[GIVEN TASK] Omit all images. Transcribe the rest of the material below exactly.

[SUPPLIED DATA]

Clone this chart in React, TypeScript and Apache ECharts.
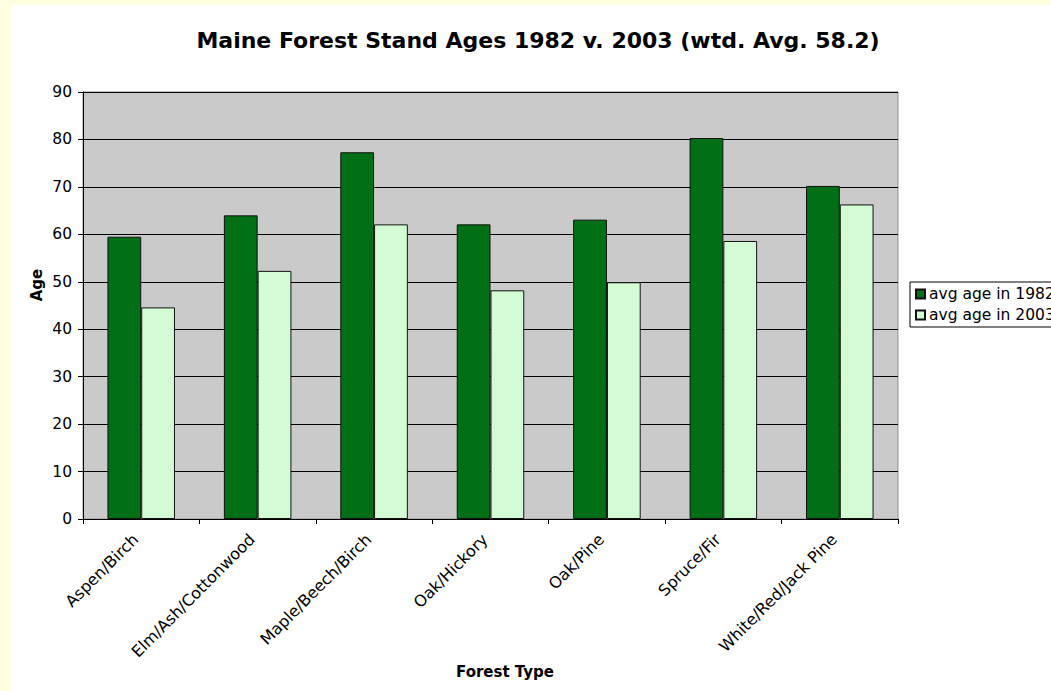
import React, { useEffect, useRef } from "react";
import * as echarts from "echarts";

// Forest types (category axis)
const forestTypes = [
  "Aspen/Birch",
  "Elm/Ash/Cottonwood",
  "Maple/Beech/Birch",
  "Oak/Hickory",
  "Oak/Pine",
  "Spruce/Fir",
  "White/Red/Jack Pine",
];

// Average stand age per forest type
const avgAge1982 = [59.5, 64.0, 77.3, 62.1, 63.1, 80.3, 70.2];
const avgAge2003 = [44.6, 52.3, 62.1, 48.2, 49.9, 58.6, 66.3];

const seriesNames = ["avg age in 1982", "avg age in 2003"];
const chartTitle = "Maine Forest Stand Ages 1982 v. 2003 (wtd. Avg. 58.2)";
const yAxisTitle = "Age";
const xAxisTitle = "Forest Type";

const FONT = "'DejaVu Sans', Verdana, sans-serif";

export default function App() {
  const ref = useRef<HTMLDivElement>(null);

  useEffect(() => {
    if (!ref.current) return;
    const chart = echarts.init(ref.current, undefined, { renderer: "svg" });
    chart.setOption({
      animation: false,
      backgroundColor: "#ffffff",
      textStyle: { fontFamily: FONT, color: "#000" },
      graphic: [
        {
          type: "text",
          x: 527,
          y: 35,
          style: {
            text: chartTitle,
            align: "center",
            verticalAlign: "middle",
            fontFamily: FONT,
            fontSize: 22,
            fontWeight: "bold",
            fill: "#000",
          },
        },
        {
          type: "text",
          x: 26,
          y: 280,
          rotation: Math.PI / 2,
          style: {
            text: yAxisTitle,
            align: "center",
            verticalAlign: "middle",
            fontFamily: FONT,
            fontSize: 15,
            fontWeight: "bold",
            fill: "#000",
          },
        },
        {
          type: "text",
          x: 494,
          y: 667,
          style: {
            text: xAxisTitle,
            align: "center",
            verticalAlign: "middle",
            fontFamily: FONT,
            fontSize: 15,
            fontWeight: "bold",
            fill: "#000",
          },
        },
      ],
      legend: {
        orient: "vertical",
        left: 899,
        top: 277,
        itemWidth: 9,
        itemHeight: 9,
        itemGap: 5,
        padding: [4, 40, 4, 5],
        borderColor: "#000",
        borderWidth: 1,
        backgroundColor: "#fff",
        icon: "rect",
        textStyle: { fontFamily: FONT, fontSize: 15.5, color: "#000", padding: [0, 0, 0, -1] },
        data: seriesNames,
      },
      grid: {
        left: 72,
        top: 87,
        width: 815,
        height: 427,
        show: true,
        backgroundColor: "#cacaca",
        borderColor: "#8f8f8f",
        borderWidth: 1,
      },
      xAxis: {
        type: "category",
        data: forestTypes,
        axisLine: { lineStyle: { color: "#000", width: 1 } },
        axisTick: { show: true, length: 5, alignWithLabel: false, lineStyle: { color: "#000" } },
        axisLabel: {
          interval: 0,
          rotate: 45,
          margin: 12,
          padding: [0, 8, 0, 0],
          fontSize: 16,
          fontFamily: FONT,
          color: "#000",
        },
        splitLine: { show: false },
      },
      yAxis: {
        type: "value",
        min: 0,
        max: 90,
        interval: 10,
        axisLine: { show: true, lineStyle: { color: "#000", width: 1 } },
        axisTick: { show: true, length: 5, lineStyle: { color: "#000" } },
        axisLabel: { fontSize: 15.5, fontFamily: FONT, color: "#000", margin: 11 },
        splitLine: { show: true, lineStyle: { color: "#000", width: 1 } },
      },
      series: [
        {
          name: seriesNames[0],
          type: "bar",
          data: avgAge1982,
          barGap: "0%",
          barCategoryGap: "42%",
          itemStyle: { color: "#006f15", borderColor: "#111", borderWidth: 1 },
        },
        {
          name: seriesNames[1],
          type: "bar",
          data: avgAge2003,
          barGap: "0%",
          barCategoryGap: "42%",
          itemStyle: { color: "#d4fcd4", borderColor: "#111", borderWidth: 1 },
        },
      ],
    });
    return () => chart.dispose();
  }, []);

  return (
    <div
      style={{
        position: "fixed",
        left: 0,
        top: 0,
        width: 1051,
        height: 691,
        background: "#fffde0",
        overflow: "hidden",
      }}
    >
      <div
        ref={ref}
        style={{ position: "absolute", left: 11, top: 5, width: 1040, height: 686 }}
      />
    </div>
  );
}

[RESULT FOR THIS EXERCISE]
Clone this chart in React, TypeScript and Apache ECharts.
import React, { useEffect, useRef } from "react";
import * as echarts from "echarts";

// Forest types (category axis)
const forestTypes = [
  "Aspen/Birch",
  "Elm/Ash/Cottonwood",
  "Maple/Beech/Birch",
  "Oak/Hickory",
  "Oak/Pine",
  "Spruce/Fir",
  "White/Red/Jack Pine",
];

// Average stand age per forest type
const avgAge1982 = [59.5, 64.0, 77.3, 62.1, 63.1, 80.3, 70.2];
const avgAge2003 = [44.6, 52.3, 62.1, 48.2, 49.9, 58.6, 66.3];

const seriesNames = ["avg age in 1982", "avg age in 2003"];
const chartTitle = "Maine Forest Stand Ages 1982 v. 2003 (wtd. Avg. 58.2)";
const yAxisTitle = "Age";
const xAxisTitle = "Forest Type";

const FONT = "'DejaVu Sans', Verdana, sans-serif";

export default function App() {
  const ref = useRef<HTMLDivElement>(null);

  useEffect(() => {
    if (!ref.current) return;
    const chart = echarts.init(ref.current, undefined, { renderer: "svg" });
    chart.setOption({
      animation: false,
      backgroundColor: "#ffffff",
      textStyle: { fontFamily: FONT, color: "#000" },
      graphic: [
        {
          type: "text",
          x: 527,
          y: 35,
          style: {
            text: chartTitle,
            align: "center",
            verticalAlign: "middle",
            fontFamily: FONT,
            fontSize: 22,
            fontWeight: "bold",
            fill: "#000",
          },
        },
        {
          type: "text",
          x: 26,
          y: 280,
          rotation: Math.PI / 2,
          style: {
            text: yAxisTitle,
            align: "center",
            verticalAlign: "middle",
            fontFamily: FONT,
            fontSize: 15,
            fontWeight: "bold",
            fill: "#000",
          },
        },
        {
          type: "text",
          x: 494,
          y: 667,
          style: {
            text: xAxisTitle,
            align: "center",
            verticalAlign: "middle",
            fontFamily: FONT,
            fontSize: 15,
            fontWeight: "bold",
            fill: "#000",
          },
        },
      ],
      legend: {
        orient: "vertical",
        left: 899,
        top: 277,
        itemWidth: 9,
        itemHeight: 9,
        itemGap: 5,
        padding: [4, 40, 4, 5],
        borderColor: "#000",
        borderWidth: 1,
        backgroundColor: "#fff",
        icon: "rect",
        textStyle: { fontFamily: FONT, fontSize: 15.5, color: "#000", padding: [0, 0, 0, -1] },
        data: seriesNames,
      },
      grid: {
        left: 72,
        top: 87,
        width: 815,
        height: 427,
        show: true,
        backgroundColor: "#cacaca",
        borderColor: "#8f8f8f",
        borderWidth: 1,
      },
      xAxis: {
        type: "category",
        data: forestTypes,
        axisLine: { lineStyle: { color: "#000", width: 1 } },
        axisTick: { show: true, length: 5, alignWithLabel: false, lineStyle: { color: "#000" } },
        axisLabel: {
          interval: 0,
          rotate: 45,
          margin: 12,
          padding: [0, 8, 0, 0],
          fontSize: 16,
          fontFamily: FONT,
          color: "#000",
        },
        splitLine: { show: false },
      },
      yAxis: {
        type: "value",
        min: 0,
        max: 90,
        interval: 10,
        axisLine: { show: true, lineStyle: { color: "#000", width: 1 } },
        axisTick: { show: true, length: 5, lineStyle: { color: "#000" } },
        axisLabel: { fontSize: 15.5, fontFamily: FONT, color: "#000", margin: 11 },
        splitLine: { show: true, lineStyle: { color: "#000", width: 1 } },
      },
      series: [
        {
          name: seriesNames[0],
          type: "bar",
          data: avgAge1982,
          barGap: "0%",
          barCategoryGap: "42%",
          itemStyle: { color: "#006f15", borderColor: "#111", borderWidth: 1 },
        },
        {
          name: seriesNames[1],
          type: "bar",
          data: avgAge2003,
          barGap: "0%",
          barCategoryGap: "42%",
          itemStyle: { color: "#d4fcd4", borderColor: "#111", borderWidth: 1 },
        },
      ],
    });
    return () => chart.dispose();
  }, []);

  return (
    <div
      style={{
        position: "fixed",
        left: 0,
        top: 0,
        width: 1051,
        height: 691,
        background: "#fffde0",
        overflow: "hidden",
      }}
    >
      <div
        ref={ref}
        style={{ position: "absolute", left: 11, top: 5, width: 1040, height: 686 }}
      />
    </div>
  );
}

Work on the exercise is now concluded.